## ENTRIES SUPPLIED
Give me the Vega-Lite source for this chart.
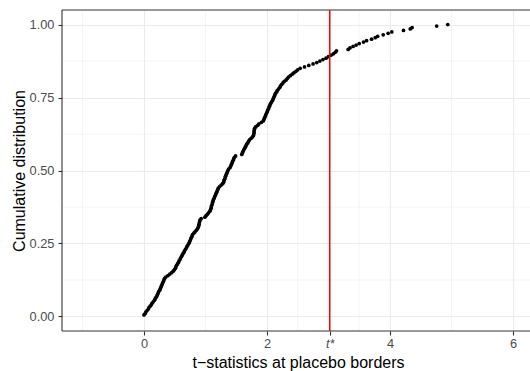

--

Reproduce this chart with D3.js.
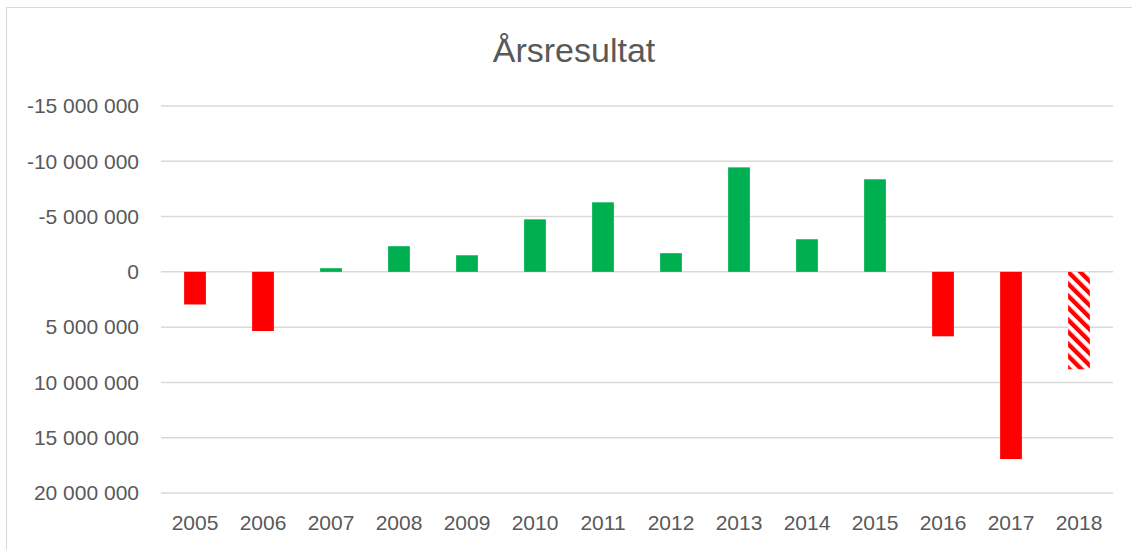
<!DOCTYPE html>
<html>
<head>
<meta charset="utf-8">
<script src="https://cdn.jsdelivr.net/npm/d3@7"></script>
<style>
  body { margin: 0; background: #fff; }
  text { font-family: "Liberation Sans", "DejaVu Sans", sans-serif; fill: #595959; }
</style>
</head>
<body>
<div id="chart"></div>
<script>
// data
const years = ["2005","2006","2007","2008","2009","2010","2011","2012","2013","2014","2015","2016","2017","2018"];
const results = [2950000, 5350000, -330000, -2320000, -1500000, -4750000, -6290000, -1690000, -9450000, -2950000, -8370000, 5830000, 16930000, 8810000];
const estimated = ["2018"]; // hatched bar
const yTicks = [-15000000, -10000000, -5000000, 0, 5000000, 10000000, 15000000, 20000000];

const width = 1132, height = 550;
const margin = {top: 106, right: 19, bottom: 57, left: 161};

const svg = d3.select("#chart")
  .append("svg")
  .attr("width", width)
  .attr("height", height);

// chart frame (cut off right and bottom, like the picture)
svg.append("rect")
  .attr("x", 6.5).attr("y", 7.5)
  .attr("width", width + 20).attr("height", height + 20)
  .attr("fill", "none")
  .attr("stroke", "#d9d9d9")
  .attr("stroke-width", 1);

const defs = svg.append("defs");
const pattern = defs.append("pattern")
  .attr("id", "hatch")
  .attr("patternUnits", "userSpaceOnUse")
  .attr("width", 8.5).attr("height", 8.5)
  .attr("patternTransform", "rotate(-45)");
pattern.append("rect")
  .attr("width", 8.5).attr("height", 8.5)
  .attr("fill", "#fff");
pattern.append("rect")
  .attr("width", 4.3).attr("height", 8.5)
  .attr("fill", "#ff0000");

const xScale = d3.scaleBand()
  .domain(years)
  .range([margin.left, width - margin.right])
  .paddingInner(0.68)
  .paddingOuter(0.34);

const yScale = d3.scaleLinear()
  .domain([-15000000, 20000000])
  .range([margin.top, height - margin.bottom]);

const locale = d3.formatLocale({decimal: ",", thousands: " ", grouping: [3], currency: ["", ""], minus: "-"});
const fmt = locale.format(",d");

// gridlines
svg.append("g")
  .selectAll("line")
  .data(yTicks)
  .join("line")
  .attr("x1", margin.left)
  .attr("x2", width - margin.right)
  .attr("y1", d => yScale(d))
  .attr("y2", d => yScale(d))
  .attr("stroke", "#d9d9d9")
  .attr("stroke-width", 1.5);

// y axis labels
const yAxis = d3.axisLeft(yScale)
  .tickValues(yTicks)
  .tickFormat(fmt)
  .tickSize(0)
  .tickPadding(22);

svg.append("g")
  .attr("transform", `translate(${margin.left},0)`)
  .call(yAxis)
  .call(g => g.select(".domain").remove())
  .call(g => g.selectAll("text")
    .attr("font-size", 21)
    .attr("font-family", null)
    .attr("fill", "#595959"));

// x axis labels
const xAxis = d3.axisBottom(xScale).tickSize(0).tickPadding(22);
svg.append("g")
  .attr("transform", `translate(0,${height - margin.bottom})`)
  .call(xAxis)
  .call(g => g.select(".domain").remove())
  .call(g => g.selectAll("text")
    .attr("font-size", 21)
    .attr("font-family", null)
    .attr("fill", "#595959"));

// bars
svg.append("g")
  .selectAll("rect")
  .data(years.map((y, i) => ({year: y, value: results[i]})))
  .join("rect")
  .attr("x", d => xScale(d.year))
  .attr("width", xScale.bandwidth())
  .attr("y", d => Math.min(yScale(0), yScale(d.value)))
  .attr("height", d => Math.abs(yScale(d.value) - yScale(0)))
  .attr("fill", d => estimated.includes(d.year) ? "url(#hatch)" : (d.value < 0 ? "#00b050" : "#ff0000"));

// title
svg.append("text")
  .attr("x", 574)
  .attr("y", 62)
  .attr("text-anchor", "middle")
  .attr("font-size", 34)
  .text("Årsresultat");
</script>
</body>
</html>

## TO BE DONE
Collect each line holding the string "this".

## EXPECTED ANSWER
Give me the Vega-Lite source for this chart.
Reproduce this chart with D3.js.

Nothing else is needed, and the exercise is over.